This year’s Doody’s Digital Workshop featured a diverse and well-received array of talks from panelists and keynoters. Our attendees learned a lot, and so did I.
As a senior gray-haired dude (see evidence at left), I was tickled by a bullet point in a talk given by Julia Colpitts of EBSCO, ironically our youngest speaker — a millennial, at that.
I still need a senior gray-haired dude to help make sense of the evidence.
Now for some context: My ego aside, Julia presented a helpful talk. She described insights that EBSCO has developed over its years of intensive research into the users of its Dynamed Plus product, a digital reference for clinical physicians. EBSCO clearly pours significant resources into the research and analysis, and Julia enabled our attendees to learn a great deal of what EBSCO knows. I hope society publishers and education operations take advantage of these insights to make their offerings as compelling as they can be.
Let me focus on just two aspects that stuck with me.
First, the most heartening information was that users are eager for synthesis. Included in this are:
- Answers in specific clinical situations
- Tools to teach students
- Confirmation and validation, such as a “quick refresher of clinical guidelines.”
In the end, isn’t this why society education and publishing divisions exist? You have unrivaled access to the thought leaders with the perspective to create syntheses that are both useful and authoritative. Moreover, your members trust you — you serve your specialty or profession, rather than stockholders. The sweat equity involved in developing these syntheses, by volunteers and staff, can be leveraged in the many ways you provide information to members — as clinical guidelines, CME/MOC courses, books, point-of-care apps, and whatever else your members are asking for. In other words, your missions are more important than ever.
And this brings me to the second compelling take-away from Julia’s talk — a rundown of user expectations for digital information products. She cited the following:
- Rapid time-to-answer
- Additional layers of synthesis and guidance
- Improved mobile experience
None of these is a slam-dunk for a professional association.
Currency: With good reason, societies aim to ensure that any information that appears under their name is rock-solid — complete, accurate, balanced, etc. Conventionally, getting volunteer committees to develop and agree on new content, staff departments to organize and package it, and maybe getting buy-in from advocacy or legal — all of this takes time.
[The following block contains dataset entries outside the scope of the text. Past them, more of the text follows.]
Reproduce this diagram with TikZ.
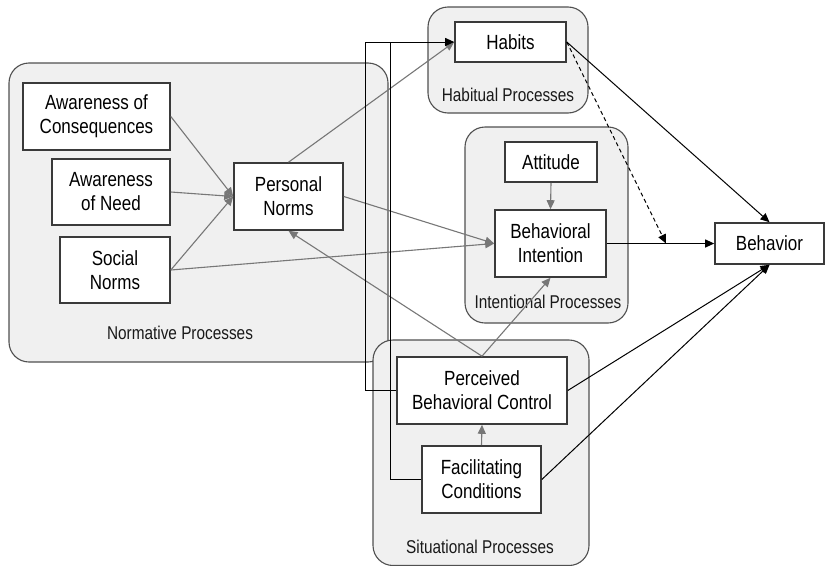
\documentclass[tikz,border=0pt]{standalone}
\usepackage{fontspec}
\setmainfont[FakeStretch=0.83]{Liberation Sans}
\usetikzlibrary{arrows.meta}
\definecolor{grpfill}{HTML}{F0F0F0}
\definecolor{grpline}{HTML}{505050}
\definecolor{boxline}{HTML}{3A3A3A}
\definecolor{conngray}{HTML}{777777}
\tikzset{
  box/.style={draw=boxline, line width=1.6pt, fill=white, inner sep=0pt, align=center,
    font=\fontsize{20.5}{24}\selectfont},
  grp/.style={draw=grpline, line width=1.1pt, fill=grpfill, rounded corners=20pt},
  grplabel/.style={inner sep=0pt, font=\fontsize{18.5}{22}\selectfont, text=black!90},
  gcon/.style={draw=conngray, line width=1.1pt, -{Triangle[length=9pt,width=8pt]}},
  bcon/.style={draw=black, line width=1pt, -{Triangle[length=9pt,width=8pt]}},
  bline/.style={draw=black, line width=1pt},
}
\begin{document}
\begin{tikzpicture}[x=1pt,y=-1pt]
\useasboundingbox (0,0) rectangle (832,565);
% groups
\draw[grp] (9,63) rectangle (388,362);
\draw[grp] (428,7) rectangle (588,113);
\draw[grp] (465,127) rectangle (628,323);
\draw[grp] (373,340) rectangle (589,565.5);
\node[grplabel] (lnorm) at (180,333) {Normative Processes};
\node[grplabel] (lhab) at (508,95) {Habitual Processes};
\node[grplabel] (lint) at (548,302) {Intentional Processes};
\node[grplabel] (lsit) at (480,547) {Situational Processes};
% boxes
\node[box, minimum width=147pt, minimum height=67pt] (aoc) at (96.5,116.5) {Awareness of\\Consequences};
\node[box, minimum width=118pt, minimum height=66pt] (aon) at (111,192) {Awareness\\of Need};
\node[box, minimum width=110pt, minimum height=66pt] (sn) at (115,270) {Social\\Norms};
\node[box, minimum width=109pt, minimum height=67pt] (pn) at (288.5,196.5) {Personal\\Norms};
\node[box, minimum width=111pt, minimum height=40pt] (habits) at (510.5,42) {Habits};
\node[box, minimum width=92pt, minimum height=40pt] (att) at (551,162) {Attitude};
\node[box, minimum width=111pt, minimum height=67pt] (bi) at (550.5,243.5) {Behavioral\\Intention};
\node[box, minimum width=170pt, minimum height=67pt] (pbc) at (482,390.5) {Perceived\\Behavioral Control};
\node[box, minimum width=119pt, minimum height=67pt] (fc) at (481.5,479.5) {Facilitating\\Conditions};
\node[box, minimum width=109pt, minimum height=41pt] (beh) at (769.5,243.5) {Behavior};
% helper coordinates
\coordinate (xa) at (365,0);
\coordinate (xb) at (390,0);
\coordinate (djoin) at (666,243.5);
% gray connectors
\draw[gcon] (aoc.east) -- (pn.west);
\draw[gcon] (aon.east) -- (pn.west);
\draw[gcon] (sn.east) -- (pn.west);
\draw[gcon] (sn.east) -- (bi.west);
\draw[gcon] (pn.east) -- (bi.west);
\draw[gcon] (pn.north) -- (habits.west);
\draw[gcon] (pbc.north) -- (pn.south);
\draw[gcon] (pbc.north) -- (bi.south);
\draw[gcon] (fc.north) -- (pbc.south);
\draw[gcon] (att.south) -- (bi.north);
% black connectors
\draw[bline] (fc.west) -| (xb |- habits.west);
\draw[bcon] (pbc.west) -| (xa |- habits.west) -- (habits.west);
\draw[bcon] (bi.east) -- (beh.west);
\draw[bcon] (habits.east) -- (beh.north);
\draw[bcon, dash pattern=on 4pt off 3pt] (habits.east) -- (djoin);
\draw[bcon] (pbc.east) -- (beh.south);
\draw[bcon] (fc.east) -- (beh.south);
\end{tikzpicture}
\end{document}
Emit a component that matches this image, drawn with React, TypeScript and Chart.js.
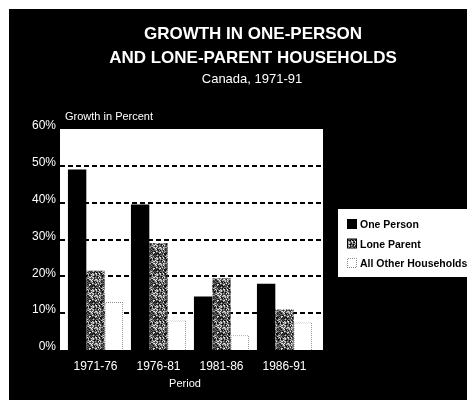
import { useEffect, useRef } from 'react';
import { Chart, registerables } from 'chart.js';

Chart.register(...registerables);

const periods = ['1971-76', '1976-81', '1981-86', '1986-91'];
const onePerson = [49, 39.5, 14.5, 18];
const loneParent = [21.5, 29, 19.5, 11];
const allOther = [13, 8, 4, 7.5];
const seriesNames = ['One Person', 'Lone Parent', 'All Other Households'];
const yTicks = [0, 10, 20, 30, 40, 50, 60];
const titleLines = ['GROWTH IN ONE-PERSON', 'AND LONE-PARENT HOUSEHOLDS'];
const subtitle = 'Canada, 1971-91';
const yAxisTitle = 'Growth in Percent';
const xAxisTitle = 'Period';

const FONT = "'Liberation Sans', Arial, Helvetica, sans-serif";
const W = 466;
const H = 391;

// Grainy halftone grey texture for the "Lone Parent" bars.
function stipplePattern(ctx: CanvasRenderingContext2D): CanvasPattern {
  const n = 16;
  const c = document.createElement('canvas');
  c.width = n;
  c.height = n;
  const g = c.getContext('2d')!;
  const levels = [0, 30, 60, 90, 120, 160, 200, 235, 45, 75, 110];
  for (let y = 0; y < n; y++) {
    for (let x = 0; x < n; x++) {
      let h = (x * 374761393 + y * 668265263) >>> 0;
      h = ((h ^ (h >>> 13)) * 1274126177) >>> 0;
      const v = levels[(h >>> 8) % levels.length];
      g.fillStyle = `rgb(${v},${v},${v})`;
      g.fillRect(x, y, 1, 1);
    }
  }
  return ctx.createPattern(c, 'repeat')!;
}

// Checker used as a dotted outline for the white bars.
function dotPattern(ctx: CanvasRenderingContext2D): CanvasPattern {
  const c = document.createElement('canvas');
  c.width = 2;
  c.height = 2;
  const g = c.getContext('2d')!;
  g.fillStyle = '#ffffff';
  g.fillRect(0, 0, 2, 2);
  g.fillStyle = '#8a8a8a';
  g.fillRect(0, 0, 1, 1);
  g.fillRect(1, 1, 1, 1);
  return ctx.createPattern(c, 'repeat')!;
}

export default function App() {
  const ref = useRef<HTMLCanvasElement>(null);

  useEffect(() => {
    document.documentElement.style.overflow = 'hidden';
    const canvas = ref.current!;
    const ctx = canvas.getContext('2d')!;
    const stipple = stipplePattern(ctx);
    const dots = dotPattern(ctx);

    const frame = {
      id: 'frame',
      beforeDraw(chart: any) {
        const c = chart.ctx;
        const a = chart.chartArea;
        const y = chart.scales.y;
        c.save();
        c.fillStyle = '#000';
        c.fillRect(0, 0, chart.width, chart.height);
        // white plotting panel, a little wider than the category band
        const left = a.left - 4;
        const right = a.right + 7;
        c.fillStyle = '#fff';
        c.fillRect(left, a.top, right - left, a.bottom - a.top);
        // dashed reference lines
        c.strokeStyle = '#000';
        c.lineWidth = 2;
        c.setLineDash([5, 3]);
        for (const v of yTicks) {
          if (v <= y.min || v >= y.max) continue;
          const py = Math.round(y.getPixelForValue(v));
          c.beginPath();
          c.moveTo(left, py);
          c.lineTo(right, py);
          c.stroke();
        }
        c.restore();
      },
      afterDraw(chart: any) {
        const c = chart.ctx;
        const a = chart.chartArea;
        c.save();
        c.fillStyle = '#fff';
        c.textAlign = 'center';
        c.textBaseline = 'alphabetic';
        c.font = `bold 17px ${FONT}`;
        c.fillText(titleLines[0], 244, 30);
        c.fillText(titleLines[1], 244, 54);
        c.font = `13px ${FONT}`;
        c.fillText(subtitle, 243, 74);

        c.textAlign = 'left';
        c.font = `11px ${FONT}`;
        c.fillText(yAxisTitle, a.left + 1, a.top - 9);

        c.textAlign = 'center';
        c.fillText(xAxisTitle, (a.left + a.right) / 2 - 5, 378);

        // legend box
        const bx = 329, by = 200, bw = chart.width - 329, bh = 68;
        c.fillStyle = '#fff';
        c.fillRect(bx, by, bw, bh);
        c.font = `bold 10.5px ${FONT}`;
        c.textAlign = 'left';
        chart.data.datasets.forEach((ds: any, i: number) => {
          const sy = 210 + i * 19.5;
          const sx = 338;
          if (i === 2) {
            c.fillStyle = dots;
            c.fillRect(sx, sy, 10, 10);
            c.fillStyle = '#fff';
            c.fillRect(sx + 1, sy + 1, 8, 8);
          } else {
            c.fillStyle = '#000';
            c.fillRect(sx, sy, 10, 10);
            c.fillStyle = ds.backgroundColor;
            c.fillRect(sx + 1, sy + 1, 8, 8);
          }
          c.fillStyle = '#000';
          c.fillText(ds.label, 351, sy + 9);
        });
        c.restore();
      },
    };

    const chart = new Chart(canvas, {
      type: 'bar',
      data: {
        labels: periods,
        datasets: [
          { label: seriesNames[0], data: onePerson, backgroundColor: '#000', borderWidth: 0 },
          { label: seriesNames[1], data: loneParent, backgroundColor: stipple as any, borderWidth: 0 },
          {
            label: seriesNames[2],
            data: allOther,
            backgroundColor: '#fff',
            borderColor: dots as any,
            borderWidth: 1,
            borderSkipped: 'bottom',
          },
        ],
      },
      options: {
        responsive: false,
        animation: false,
        devicePixelRatio: 1,
        layout: { padding: { top: 120, right: 159, bottom: 0, left: 0 } },
        datasets: { bar: { categoryPercentage: 0.875, barPercentage: 1 } },
        plugins: {
          legend: { display: false },
          title: { display: false },
          tooltip: { enabled: false },
        },
        scales: {
          x: {
            grid: { display: false, drawTicks: false },
            border: { display: false },
            ticks: { color: '#fff', font: { family: FONT, size: 12 }, padding: 9 },
            afterFit: (s: any) => { s.height = 50; },
          },
          y: {
            min: 0,
            max: 60,
            grid: { display: false, drawTicks: false },
            border: { display: false },
            afterBuildTicks: (s: any) => { s.ticks = yTicks.map((v) => ({ value: v })); },
            ticks: {
              color: '#fff',
              font: { family: FONT, size: 12 },
              padding: 8,
              labelOffset: -3,
              callback: (v: any) => `${v}%`,
            },
            afterFit: (s: any) => { s.width = 55; },
          },
        },
      },
      plugins: [frame],
    });
    return () => chart.destroy();
  }, []);

  return (
    <div style={{ padding: '1px 0 0 1px' }}>
      <canvas ref={ref} width={W} height={H} style={{ display: 'block' }} />
    </div>
  );
}
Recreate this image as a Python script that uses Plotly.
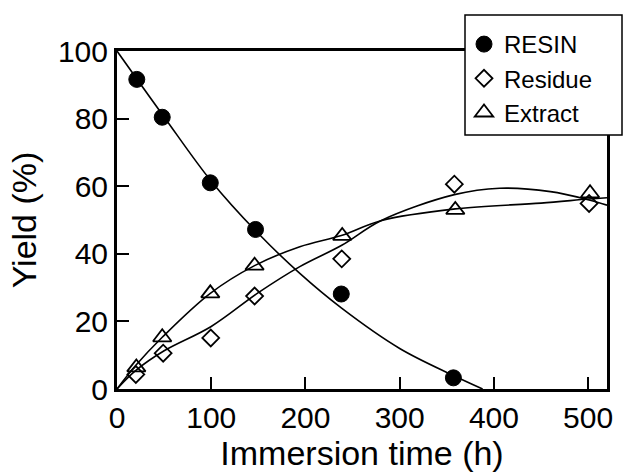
import plotly.graph_objects as go

# Measured data
time_resin = [21, 48, 99, 147, 238, 357]
yield_resin = [91.6, 80.4, 61.0, 47.2, 28.1, 3.3]

time_residue = [20, 49, 99.5, 146, 238.5, 358, 501]
yield_residue = [4.3, 10.6, 15.1, 27.5, 38.5, 60.6, 54.9]

time_extract = [20.5, 48, 99, 146, 239, 359, 502]
yield_extract = [6.4, 15.3, 28.3, 36.5, 45.3, 53.0, 57.9]

# Fitted curves
resin_fit_t = [0, 50, 100, 150, 194, 238, 300, 357, 388]
resin_fit_y = [100, 80.5, 61.5, 46, 34.2, 24, 12, 4, 0]

residue_fit_t = [0, 20, 50, 100, 150, 194, 239, 280, 358, 406, 460, 500, 520]
residue_fit_y = [0, 5.5, 11.3, 18.5, 28.5, 36.2, 42.6, 49.8, 57.5, 59.4, 58.4, 56, 54.4]

extract_fit_t = [0, 20, 48, 99, 146, 194, 239, 280, 359, 450, 500, 520]
extract_fit_y = [0, 7, 15.3, 28.3, 36.5, 42.1, 45.5, 49.8, 53.3, 55.0, 56.2, 56.6]

x_ticks = [0, 100, 200, 300, 400, 500]
y_ticks = [0, 20, 40, 60, 80, 100]

FONT = "Liberation Sans, Arial, sans-serif"
fig = go.Figure()

for t, y in [(resin_fit_t, resin_fit_y), (residue_fit_t, residue_fit_y), (extract_fit_t, extract_fit_y)]:
    fig.add_trace(go.Scatter(x=t, y=y, mode="lines", line=dict(color="black", width=1.6, shape="spline", smoothing=1),
                             showlegend=False, hoverinfo="skip"))

fig.add_trace(go.Scatter(x=time_resin, y=yield_resin, mode="markers", name="RESIN",
                         marker=dict(symbol="circle", size=16, color="black", line=dict(color="black", width=1))))
fig.add_trace(go.Scatter(x=time_residue, y=yield_residue, mode="markers", name="Residue",
                         marker=dict(symbol="diamond-open", size=13, color="black", line=dict(color="black", width=1.8))))
fig.add_trace(go.Scatter(x=time_extract, y=yield_extract, mode="markers", name="Extract",
                         marker=dict(symbol="triangle-up-open", size=16, color="black", line=dict(color="black", width=1.8))))

axis_common = dict(showgrid=False, zeroline=False, showline=True, linecolor="black", linewidth=3,
                   mirror=True, ticks="inside", ticklen=12, tickwidth=2, tickcolor="black",
                   tickfont=dict(family=FONT, size=30, color="black"))

fig.update_xaxes(range=[0, 520], tickvals=x_ticks, ticktext=[str(v) for v in x_ticks],
                 title=dict(text="Immersion time (h)", font=dict(family=FONT, size=34, color="black"), standoff=3),
                 **axis_common)
fig.update_yaxes(range=[0, 100], tickvals=y_ticks, ticktext=[str(v) for v in y_ticks],
                 title=dict(text="Yield (%)", font=dict(family=FONT, size=34, color="black"), standoff=12),
                 **axis_common)

# legend frame box (drawn as a shape so it can extend past the plot area)
L, R, T, B = 117, 607, 51, 389
PW, PH = R - L, B - T
fig.add_shape(type="rect", xref="paper", yref="paper",
              x0=(465 - L) / PW, x1=(622 - L) / PW, y0=(B - 135) / PH, y1=(B - 15) / PH,
              fillcolor="white", line=dict(color="black", width=1.5), layer="above")

fig.update_layout(
    width=624, height=472,
    margin=dict(l=L, r=624 - R, t=T, b=472 - B),
    plot_bgcolor="white", paper_bgcolor="white",
    font=dict(family=FONT, color="black"),
    legend=dict(x=(464 - L) / PW, y=(B - 22) / PH, xanchor="left", yanchor="top", bgcolor="rgba(0,0,0,0)",
                borderwidth=0, font=dict(family=FONT, size=24, color="black"),
                itemwidth=30, tracegroupgap=0),
)

fig.write_html("out.html")
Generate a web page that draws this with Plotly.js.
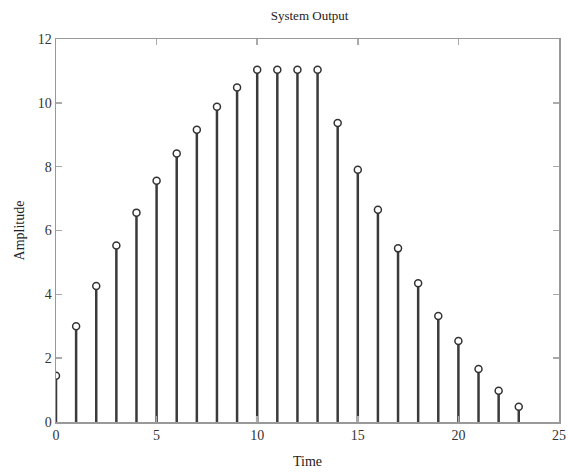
<!DOCTYPE html>
<html>
<head>
<meta charset="utf-8">
<script src="https://cdn.plot.ly/plotly-3.0.1.min.js"></script>
<style>html,body{margin:0;padding:0;background:#fff;}#chart{width:568px;height:472px;}</style>
</head>
<body>
<div id="chart"></div>
<script>
const time = [0,1,2,3,4,5,6,7,8,9,10,11,12,13,14,15,16,17,18,19,20,21,22,23];
const amplitude = [1.45,3.0,4.26,5.53,6.56,7.56,8.41,9.16,9.88,10.48,11.04,11.04,11.04,11.04,9.37,7.9,6.65,5.44,4.35,3.32,2.54,1.66,0.98,0.48];
const xTicks = [0,5,10,15,20,25];
const yTicks = [0,2,4,6,8,10,12];

const stems = {
  x: time, y: amplitude, type: 'scatter', mode: 'markers',
  marker: {symbol: 'circle', size: 7, color: '#ffffff', line: {width: 1.5, color: '#333'}},
  error_y: {type: 'data', symmetric: false, array: time.map(() => 0), arrayminus: amplitude,
            width: 0, thickness: 2.5, color: '#3a3a3a'},
  hoverinfo: 'x+y', showlegend: false
};
const font = {family: '"Liberation Serif", "Times New Roman", serif', color: '#222', size: 14};
const axisCommon = {showline: true, mirror: 'ticks', linecolor: '#999', linewidth: 1.5,
  ticks: 'inside', ticklen: 6, tickcolor: '#aaa', tickwidth: 1.5, showgrid: false, zeroline: false,
  tickfont: {family: font.family, size: 14, color: '#333'}};
const layout = {
  width: 568, height: 472,
  margin: {l: 56, r: 9, t: 39, b: 50},
  paper_bgcolor: '#fff', plot_bgcolor: '#fff',
  font: font,
  title: {text: 'System Output', font: {family: font.family, size: 13, color: '#222'}, x: 0.545, xanchor: 'center', y: 0.968, yanchor: 'middle'},
  xaxis: Object.assign({}, axisCommon, {range: [0, 25], tickvals: xTicks, ticktext: xTicks.map(String),
    title: {text: 'Time', font: {family: font.family, size: 14, color: '#222'}, standoff: 14}}),
  yaxis: Object.assign({}, axisCommon, {range: [0, 12], tickvals: yTicks, ticktext: yTicks.map(String),
    title: {text: 'Amplitude', font: {family: font.family, size: 14, color: '#222'}, standoff: 10}})
};
Plotly.newPlot('chart', [stems], layout, {displayModeBar: false, staticPlot: true});
</script>
</body>
</html>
But today’s professionals expect their societies to reflect what’s going on right now. So currency is a destination, and the journey involves questioning and probably modifying everything from content creation to production workflow to governance.
Rapid time-to-answer: What is the core function of your organization’s website? I bet it isn’t to provide information for your members at the point of need. It may be focused on optimizing your public image, optimizing membership, or something else. And, from what I’ve seen, the architecture of society websites is often constrained by the characteristics of your member database. So how can you minimize the clicks to get to the practical, authoritative answer that your member needs right now? Another destination, another journey.
Additional layers of synthesis and guidance: Under every answer should be an explanation. As a professional society, you probably have all the explanations you need. But how do you associate the in-depth content with the quick answers? This is still another IT journey.
Improved mobile experience: Most of us carry our smartphones with us at all times — or, using the old-fashioned publishing term, it’s often “the portable brain.” So think about the how users access your just-in-time information on their smartphones: How many taps to the answer? How does it look on the screen? What can be downloaded for use when there isn’t a signal? What can you do with responsive Web design, and what needs a downloadable app? Still another journey.
Take it from a senior gray-haired dude: Society publishers and education specialists have never had more opportunities to be genuinely valuable to your professions. That’s a stimulating thought for the New Year, isn’t it?